Raising the minimum wage to $20,000 means the family of 4 must live on $20,000. Not $40,000 because Mom can't work without being subsidized (share the wealth). And the business that had 20 minimum wage employees, earning $60,000 per year from them, just went broke, putting them all out of work. Their labor costs, after all, just climbed $100,000. For society as a whole, then, that seems a losing proposition. Better re-think the concept of forcing business to pay employees half again what their value is.
Society is not the primary care giver of children; parents are. Society does not feed, clothe and house children; parents do. And if society is forced to do it anyway, it is welfare, welfare given to the parents. Welfare that is not allowed when workers are available.
No cheating, Josak! John says no welfare, that means no welfare. We can discuss feeding the disabled another time; this one is about a man meeting his obligation to his family without society doing it for him.
Holy cow these are getting long.
Accusations of "fairy land" are the mark of a closed mind, a hundred years ago people said the same of universal healthcare, free university education etc.
Your wife ran a daycare that without accounting for profit cost 20 000 a year for a customer?
Sorry I don't buy it.
Those jobs are not lost btw they are just run publicly without a profit margin.
Who said we couldn't subsidize anything, subsidies are major part of socialism.
The quantity was purely demonstrative, I was not arguing the specifics.
We already covered that mum can work (yes subsidized child care is fine lots of countries do this already).
Society has a role to play in child welfare, simple as that.
There is no complete elimination of welfare, helping t he sick and disabled is welfare for example and not a single socialist will disagree with it.

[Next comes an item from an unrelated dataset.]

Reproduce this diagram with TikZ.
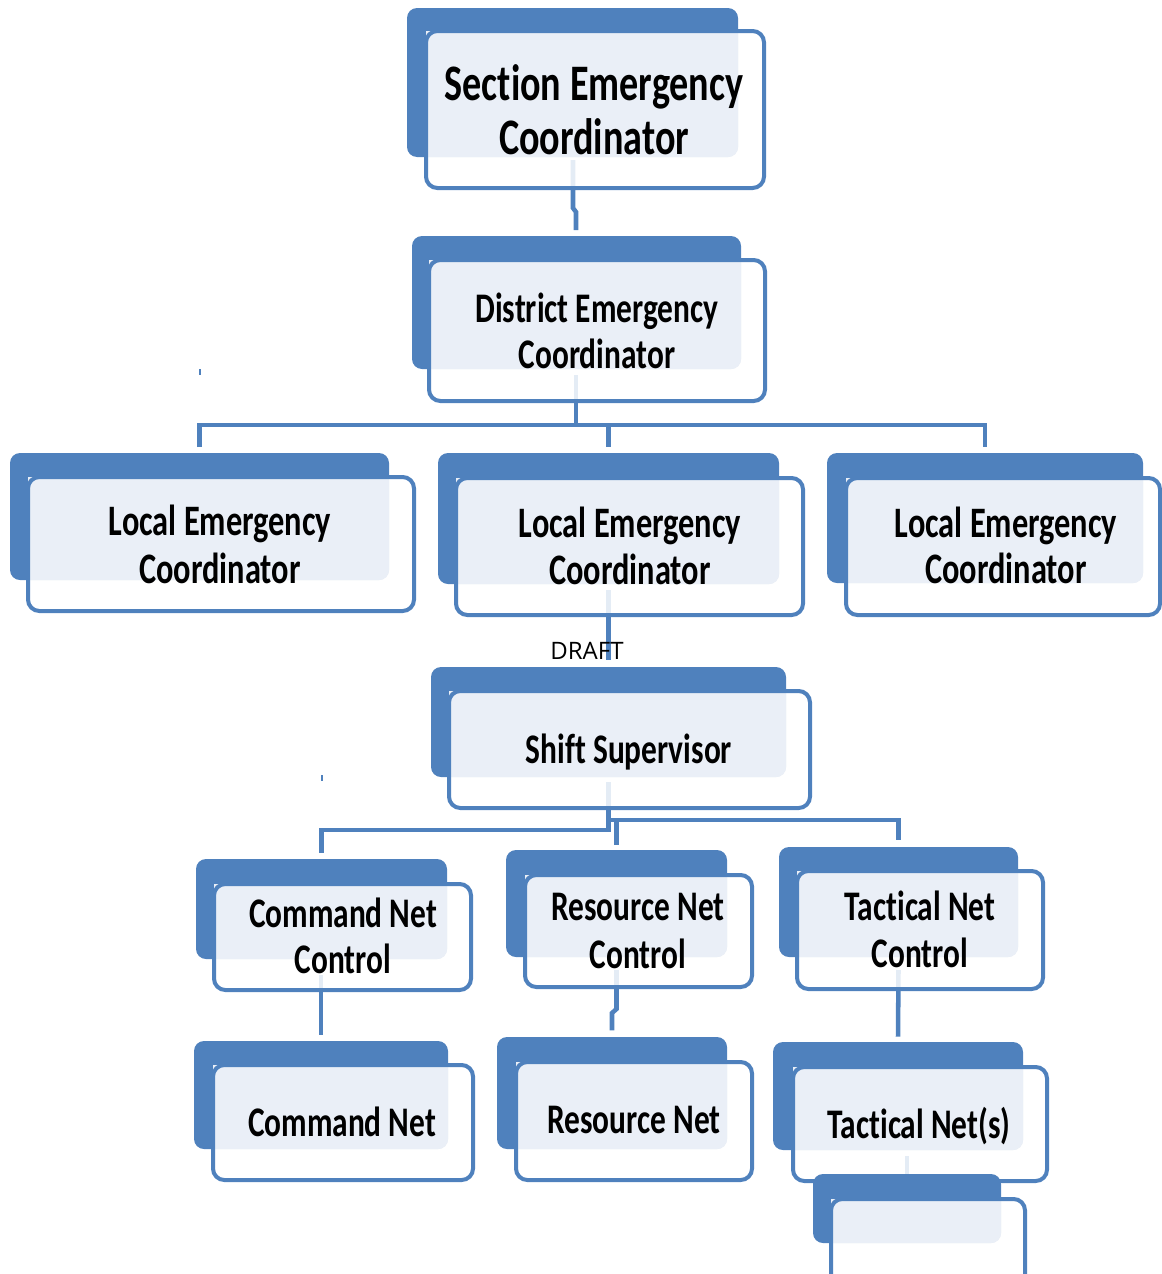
\documentclass[tikz,border=0pt]{standalone}
\usepackage{fontspec}
\setmainfont{Carlito}
\newfontfamily\boxfont{Carlito}[FakeStretch=0.745, Ligatures=NoCommon]
\newfontfamily\draftfont{Open Sans}
\usetikzlibrary{fit,calc}
\pgfdeclarelayer{bg}
\pgfsetlayers{bg,main}
\definecolor{obblue}{HTML}{4F81BD}
\definecolor{oblight}{HTML}{EAEFF7}
\tikzset{
  backbox/.style={fill=obblue, rounded corners=7.5pt, inner sep=0pt, outer sep=0pt, draw=none, rectangle},
  frontfill/.style={fill=white, fill opacity=0.85, rounded corners=8.5pt, inner sep=0pt, outer sep=0pt, rectangle},
  frontline/.style={draw=obblue, line width=3pt, rounded corners=8.5pt},
  conn/.style={draw=obblue, line width=3.4pt},
  tickmark/.style={draw=obblue, line width=1.5pt},
  lbl/.style={font=\boxfont\bfseries\fontsize{31.6}{34}\selectfont, inner sep=0pt, anchor=base},
  lblbig/.style={font=\boxfont\bfseries\fontsize{38.4}{40}\selectfont, inner sep=0pt, anchor=base},
  lblmid/.style={font=\boxfont\bfseries\fontsize{32.6}{35}\selectfont, inner sep=0pt, anchor=base},
  drafttext/.style={font=\draftfont\fontsize{18}{20}\selectfont, inner sep=0pt, anchor=base},
}
\newcommand\orgbox[9]{%
  \node[backbox, fit={(#2,#3)(#4,#5)}] (#1-b) {};
  \node[frontfill, fit={(#6,#7)(#8,#9)}] (#1) {};
  \begin{scope}
    \clip[rounded corners=7.5pt] (#2,#3) rectangle (#4,#5);
    \fill[oblight] (#6,#7) rectangle (#8,#9);
  \end{scope}
  \draw[frontline] (#1.south west) rectangle (#1.north east);
}
\begin{document}
\begin{tikzpicture}[x=0.75pt, y=-0.75pt]
\useasboundingbox (0,0) rectangle (1162,1274);
\clip (0,0) rectangle (1162,1274);

\orgbox{sec}{407}{8}{738}{157}{426}{31}{764}{188}
\orgbox{dis}{412}{236}{741}{369}{429}{260}{765}{401}
\orgbox{loca}{10}{453}{389}{580}{28}{477}{414}{611}
\orgbox{locb}{438}{453}{779}{584}{456}{478}{803}{615}
\orgbox{locc}{827}{453}{1143}{583}{846}{478}{1160}{615}
\orgbox{shift}{431}{667}{786}{777}{449}{691}{810}{808}
\orgbox{cnc}{196}{859}{447}{959}{214}{884}{471}{990}
\orgbox{rnc}{506}{850}{727}{957}{525}{875}{752}{987}
\orgbox{tnc}{779}{847}{1018}{957}{797}{871}{1043}{989}
\orgbox{cn}{194}{1041}{448}{1149}{213}{1065}{473}{1180}
\orgbox{rn}{497}{1037}{727}{1149}{516}{1062}{752}{1180}
\orgbox{tn}{773}{1042}{1023}{1150}{793}{1067}{1047}{1181}
\orgbox{ext}{813}{1174}{1001}{1243}{831}{1199}{1025}{1295}

% texts
\node[lblbig] (sec-t1) at (594,100) {Section Emergency};
\node[lblbig] (sec-t2) at (594,154) {Coordinator};
\node[lbl] (dis-t1) at (597,322) {District Emergency};
\node[lbl] (dis-t2) at (597,368) {Coordinator};
\node[lblmid] (loca-t1) at (220,535) {Local Emergency};
\node[lblmid] (loca-t2) at (220,583) {Coordinator};
\node[lblmid] (locb-t1) at (630,537) {Local Emergency};
\node[lblmid] (locb-t2) at (630,584) {Coordinator};
\node[lblmid] (locc-t1) at (1006,537) {Local Emergency};
\node[lblmid] (locc-t2) at (1006,583) {Coordinator};
\node[lbl] (shift-t) at (629,763) {Shift Supervisor};
\node[lbl] (cnc-t1) at (343,927) {Command Net};
\node[lbl] (cnc-t2) at (343,973) {Control};
\node[lbl] (rnc-t1) at (638,920) {Resource Net};
\node[lbl] (rnc-t2) at (638,968) {Control};
\node[lbl] (tnc-t1) at (920,920) {Tactical Net};
\node[lbl] (tnc-t2) at (920,967) {Control};
\node[lbl] (cn-t) at (342,1136) {Command Net};
\node[lbl] (rn-t) at (634,1133) {Resource Net};
\node[lbl] (tn-t) at (919,1138) {Tactical Net(s)};
\node[drafttext] (draft) at (587,659) {DRAFT};

\coordinate (bus) at (0,425);
\coordinate (busB) at (0,830);
\coordinate (busC) at (0,820);

\begin{pgfonlayer}{bg}
\draw[conn] ($(sec.south)+(-22,-28)$) -- ($(sec.south)+(-22,20)$) -- ($(sec.south)+(-19,24)$) -- ($(dis-b.north)+(-0.5,-6)$);
\draw[conn] ($(dis.south)+(-21,-26)$) -- ($(dis.south |- bus)+(-21,0)$);
\draw[conn] ([yshift=4.5pt]loca-b.north) -- (loca-b.north |- bus) -- (locc-b.north |- bus) -- ([yshift=4.5pt]locc-b.north);
\draw[conn] (locb-b.north |- bus) -- ([yshift=4.5pt]locb-b.north);
\draw[conn] ($(shift-b.north |- locb.south)+(0,-25)$) -- ([yshift=5pt]shift-b.north);
\draw[conn] ($(shift-b.north |- shift.south)+(0,-26)$) -- (shift-b.north |- busB) -- (cnc-b.north |- busB) -- ([yshift=4.5pt]cnc-b.north);
\draw[conn] (shift-b.north |- busC) -- (tnc-b.north |- busC) -- ([yshift=5pt]tnc-b.north);
\draw[conn] (rnc-b.north |- busC) -- ([yshift=3.75pt]rnc-b.north);
\draw[conn] ($(cn-b.north |- cnc.south)+(0,-15)$) -- ([yshift=4.5pt]cn-b.north);
\draw[conn] ($(rnc-b.north |- rnc.south)+(0,-17)$) -- ($(rnc-b.north |- rnc.south)+(0,22)$) -- ($(rn-b.north)+(0,-24)$) -- ([yshift=5pt]rn-b.north);
\draw[conn] ($(tnc-b.north |- tnc.south)+(0,-19)$) -- ([yshift=4pt]tn-b.north);
\draw[conn] ($(ext-b.north)+(0,-18)$) -- (ext-b.north);
\draw[tickmark] (200,369) -- (200,375);
\draw[tickmark] (322,775) -- (322,781);
\end{pgfonlayer}
\end{tikzpicture}
\end{document}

What the socialist does not believe in is welfare for an able bodied person capable of working, his children are another mater.
The government says it belongs to him if it was pumped from his well. Are you saying that the government is wrong?
It's interesting to see you use God in your argument. We don't typically see people who are as liberal as you do so. It's kind of refreshing.
Have a good day.
Sorry do you think being a socialist means we can never disagree with a government...?
I am seriously baffled by that comment.
No, I don't think you can't disagree with government, but it is nice to hear you say it.
Wilderness, (good afternoon) you are trying to fit socialism into a capitalist mould. It isn't a more caring form of capitalism or anything like that, it is entirely different.
No, good morning. Already messing up!
How so, John? I've kind of lost track here and not sure what you refer to.
Go and ask our leaders! I have never been asked for money, but being the person I am I would give it. I remember a woman with 4 kids (1993) with a sign, "will work for food" my heart broke. I stopped my car got out, took them into McDonalds and fed them. I asked her how she got into this situation, long story short, her husband walked out on her and left her and her children penniless. I asked what she did for a living, unbelievably she was an art teacher and no one would hire her because she was homeless. So, I took her to my church, they found her a home and gave her a job at the church school. There is always a reason a middle class person asks for money and you would be surprised at the reasons when you ask. It is a random act of kindness. Someday, (god forbid) if you find yourself there, you will understand. Until then have the kind of heart that serves those in need. It will come back to you, it has to me.
God bless you for your empathetic understanding and your ability to help a family which is under extreme duress.